I'm wondering because we as humans seem to belief that we are somehow special from other animals. In some instances this probably is true (self-conciousness, abstract thinking etc). But at some point we must have evolved from earlier versions of ourselves who did not have these characteristics. So why then would we apply certain morals etc to ourselves but not to other animals?
The definition of a human being is relative like everything else in this world. There are people alive today who remember times when not all who are granted the title human today had that right...
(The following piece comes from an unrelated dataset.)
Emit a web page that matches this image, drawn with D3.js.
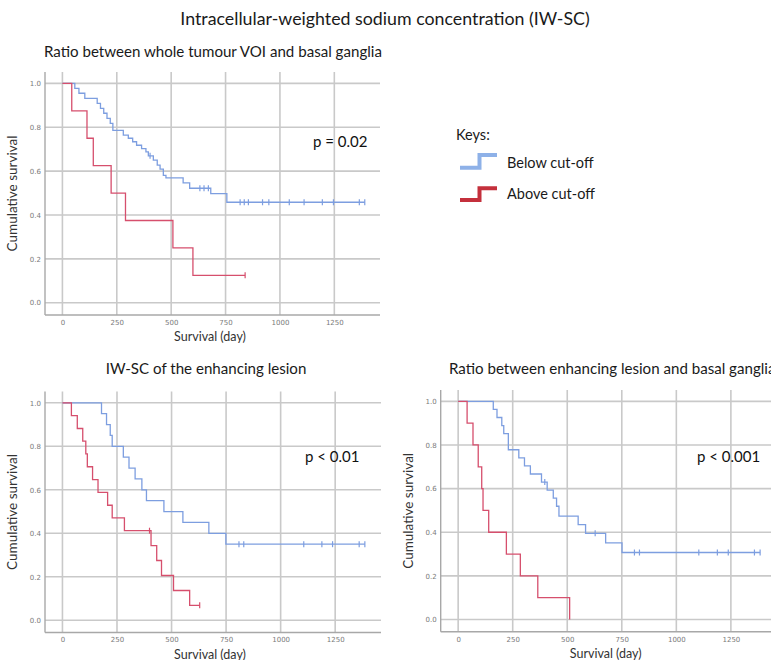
<!DOCTYPE html>
<html>
<head>
<meta charset="utf-8">
<script src="https://cdn.jsdelivr.net/npm/d3@7"></script>
<style>
  body { margin: 0; background: #fff; }
  svg { display: block; }
</style>
</head>
<body>
<svg id="chart" width="771" height="660"></svg>
<script>
// Axis ticks shared by all three Kaplan–Meier panels
const xTicks = [0, 250, 500, 750, 1000, 1250];
const yTicks = [0.0, 0.2, 0.4, 0.6, 0.8, 1.0];

// Panel A: ratio between whole tumour VOI and basal ganglia
const aBelowDays   = [57, 76, 103, 160, 175, 190, 205, 220, 232, 280, 303, 323, 341, 364, 384, 395, 418, 436, 449, 464, 476, 555, 585, 682, 756];
const aBelowSurv   = [0.977, 0.955, 0.932, 0.909, 0.886, 0.864, 0.841, 0.818, 0.786, 0.764, 0.750, 0.734, 0.718, 0.703, 0.688, 0.670, 0.650, 0.627, 0.609, 0.581, 0.569, 0.546, 0.522, 0.497, 0.458];
const aBelowCensor = [403, 632, 651, 671, 817, 836, 855, 920, 949, 1043, 1111, 1195, 1246, 1365, 1390];
const aAboveDays   = [43, 113, 142, 224, 290, 508, 600];
const aAboveSurv   = [0.875, 0.750, 0.625, 0.500, 0.375, 0.250, 0.125];
const aAboveCensor = [840];

// Panel B: IW-SC of the enhancing lesion
const bBelowDays   = [179, 202, 219, 228, 279, 305, 333, 364, 385, 465, 552, 671, 749];
const bBelowSurv   = [0.95, 0.90, 0.85, 0.80, 0.75, 0.70, 0.65, 0.60, 0.55, 0.50, 0.45, 0.40, 0.35];
const bBelowCensor = [809, 831, 1106, 1189, 1238, 1360, 1386];
const bAboveDays   = [41, 68, 93, 107, 114, 138, 163, 207, 228, 284, 406, 432, 454, 509, 583];
const bAboveSurv   = [0.941, 0.882, 0.824, 0.765, 0.706, 0.647, 0.588, 0.529, 0.471, 0.412, 0.343, 0.275, 0.206, 0.137, 0.069];
const bAboveCensor = [399, 629];

// Panel C: ratio between enhancing lesion and basal ganglia
const cBelowDays   = [161, 178, 200, 209, 230, 278, 304, 331, 382, 408, 436, 451, 462, 550, 584, 676, 751];
const cBelowSurv   = [0.963, 0.926, 0.889, 0.852, 0.778, 0.741, 0.704, 0.667, 0.630, 0.593, 0.556, 0.519, 0.474, 0.435, 0.395, 0.351, 0.307];
const cBelowCensor = [397, 628, 808, 831, 1103, 1188, 1238, 1358, 1384];
const cAboveDays   = [41, 68, 92, 108, 114, 140, 221, 285, 365, 511];
const cAboveSurv   = [0.9, 0.8, 0.7, 0.6, 0.5, 0.4, 0.3, 0.2, 0.1, 0.0];
const cAboveCensor = [];

const groupNames = ["Below cut-off", "Above cut-off"];
const curveColor = { below: "#7d9ee0", above: "#d64f6d" };
const keyColor   = { below: "#8eb1e8", above: "#c4303c" };

const panels = [
  { title: "Ratio between whole tumour VOI and basal ganglia", p: "p = 0.02",
    left: 45, top: 72, w: 335, h: 243, titleX: 44, titleAnchor: "start", titleY: 57, pX: 313, pY: 147,
    below: [aBelowDays, aBelowSurv, aBelowCensor], above: [aAboveDays, aAboveSurv, aAboveCensor] },
  { title: "IW-SC of the enhancing lesion", p: "p < 0.01",
    left: 45, top: 391.5, w: 336, h: 241, titleX: 206, titleAnchor: "middle", titleY: 374, pX: 305, pY: 462,
    below: [bBelowDays, bBelowSurv, bBelowCensor], above: [bAboveDays, bAboveSurv, bAboveCensor] },
  { title: "Ratio between enhancing lesion and basal ganglia", p: "p < 0.001",
    left: 440.7, top: 390, w: 336, h: 241.7, titleX: 449, titleAnchor: "start", titleY: 374, pX: 697, pY: 462,
    below: [cBelowDays, cBelowSurv, cBelowCensor], above: [cAboveDays, cAboveSurv, cAboveCensor] }
];

const svg = d3.select("#chart");
const textFont = "Lato, 'Open Sans', sans-serif";

svg.append("text")
  .attr("x", 385).attr("y", 25)
  .attr("text-anchor", "middle")
  .attr("font-family", textFont).attr("font-size", 17.8)
  .attr("fill", "#1a1a1a")
  .text("Intracellular-weighted sodium concentration (IW-SC)");

// Kaplan–Meier step survival at time t
function survAt(days, surv, t) {
  let s = 1;
  for (let i = 0; i < days.length; i++) if (days[i] <= t) s = surv[i];
  return s;
}

panels.forEach(pn => {
  const g = svg.append("g");
  const x = d3.scaleLinear().domain([-80, 1460]).range([pn.left, pn.left + pn.w]);
  const y = d3.scaleLinear().domain([-0.056, 1.052]).range([pn.top + pn.h, pn.top]);

  // gridlines
  g.append("g").selectAll("line").data(yTicks).join("line")
    .attr("x1", pn.left).attr("x2", pn.left + pn.w)
    .attr("y1", d => y(d)).attr("y2", d => y(d))
    .attr("stroke", "#c9c9c9").attr("stroke-width", 1.6);
  g.append("g").selectAll("line").data(xTicks).join("line")
    .attr("x1", d => x(d)).attr("x2", d => x(d))
    .attr("y1", pn.top).attr("y2", pn.top + pn.h)
    .attr("stroke", "#c9c9c9").attr("stroke-width", 1.6);

  // axes
  const xAxis = d3.axisBottom(x).tickValues(xTicks).tickSize(0).tickPadding(5).tickFormat(d3.format("d"));
  const yAxis = d3.axisLeft(y).tickValues(yTicks).tickSize(0).tickPadding(4).tickFormat(d3.format(".1f"));
  const gx = g.append("g").attr("transform", `translate(0,${pn.top + pn.h})`).call(xAxis);
  const gy = g.append("g").attr("transform", `translate(${pn.left},0)`).call(yAxis);
  [gx, gy].forEach(ax => {
    ax.select(".domain").attr("stroke", "#a8a8a8").attr("stroke-width", 1.4);
    ax.selectAll("text").attr("font-family", "'DejaVu Sans', sans-serif")
      .attr("font-size", 7).attr("fill", "#7a7a7a");
  });
  gy.select(".domain").attr("d", `M0,${pn.top}V${pn.top + pn.h}`);
  gx.select(".domain").attr("d", `M${pn.left},0H${pn.left + pn.w}`);

  // labels
  g.append("text")
    .attr("x", pn.titleX).attr("y", pn.titleY)
    .attr("text-anchor", pn.titleAnchor)
    .attr("font-family", textFont).attr("font-size", 15.1).attr("fill", "#1a1a1a")
    .text(pn.title);
  g.append("text")
    .attr("x", pn.left + 165).attr("y", pn.top + pn.h + 26)
    .attr("text-anchor", "middle")
    .attr("font-family", textFont).attr("font-size", 12.5).attr("fill", "#333")
    .text("Survival (day)");
  g.append("text")
    .attr("transform", `translate(${pn.left - 28},${pn.top + pn.h / 2}) rotate(-90)`)
    .attr("text-anchor", "middle")
    .attr("font-family", textFont).attr("font-size", 13.5).attr("fill", "#333")
    .text("Cumulative survival");
  g.append("text")
    .attr("x", pn.pX).attr("y", pn.pY)
    .attr("font-family", textFont).attr("font-size", 15).attr("fill", "#111")
    .text(pn.p);

  // survival curves
  const line = d3.line().x(d => x(d[0])).y(d => y(d[1])).curve(d3.curveStepAfter);
  [["below", pn.below], ["above", pn.above]].forEach(([key, [days, surv, cens]]) => {
    const end = Math.max(days[days.length - 1], cens.length ? d3.max(cens) : 0);
    const pts = [[0, 1]].concat(days.map((d, i) => [d, surv[i]]));
    pts.push([end, surv[surv.length - 1]]);
    g.append("path").attr("d", line(pts))
      .attr("fill", "none").attr("stroke", curveColor[key]).attr("stroke-width", 1.3);
    g.append("g").selectAll("line").data(cens).join("line")
      .attr("x1", d => x(d)).attr("x2", d => x(d))
      .attr("y1", d => y(survAt(days, surv, d)) - 3)
      .attr("y2", d => y(survAt(days, surv, d)) + 3)
      .attr("stroke", curveColor[key]).attr("stroke-width", 1.2);
  });
});

// key
const key = svg.append("g");
key.append("text").attr("x", 456).attr("y", 140)
  .attr("font-family", textFont).attr("font-size", 14.5).attr("fill", "#1a1a1a").text("Keys:");
[["below", 167.7, 155, 167.5], ["above", 200, 188.3, 198.5]].forEach(([k, yLow, yHigh, ty], i) => {
  key.append("path")
    .attr("d", `M460,${yLow}H479.5V${yHigh}H497`)
    .attr("fill", "none").attr("stroke", keyColor[k]).attr("stroke-width", 4);
  key.append("text").attr("x", 507).attr("y", ty)
    .attr("font-family", textFont).attr("font-size", 14.5).attr("fill", "#1a1a1a")
    .text(groupNames[i]);
});
</script>
</body>
</html>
Taynt wrote:I'm wondering because we as humans seem to belief that we are somehow special from other animals. In some instances this probably is true (self-conciousness, abstract thinking etc). But at some point we must have evolved from earlier versions of ourselves who did not have these characteristics. So why then would we apply certain morals etc to ourselves but not to other animals?
Just human chauvinism, I think.
Cyracuz:
Ahhhhh! Relativism, especially in the form you have invoked it is internally incoherent. EVERYTHING implies a universal. You cannot have a universal relative.
Also, I don't think the question was attempting to guage some sort of mental attribute that certain humans are not capable of because of thier education level. This is something inherent in human beings that sets us apart from every other animal.
TF
I think dlowan has hit something here. I don't see us as somhow evolved past animal hood. I think we can caterogize ourselves a special entity in our classification - which we have done - but I think Aristotle had it right when he just saw us as a rational and social animal.
And for those that think evolution is some sort of progression toward a goal - I am not sure if our 'evolution' is better. We seem to be so good at adapting that we are killing our host.
TF
Re: Humanity
Taynt wrote:IHow do we define the point where, along the evolutionary trail, a creature became a human being?
This is what paleoanthropology and archaeology concerns it's self with, at least in part. The key is the appearance of symbolic behavior and at the moment the earliest evidence of that is about 90,000 years before present in South Africa. Anatomically modern humans are at best only 150,000 years old, we are a relatively young species.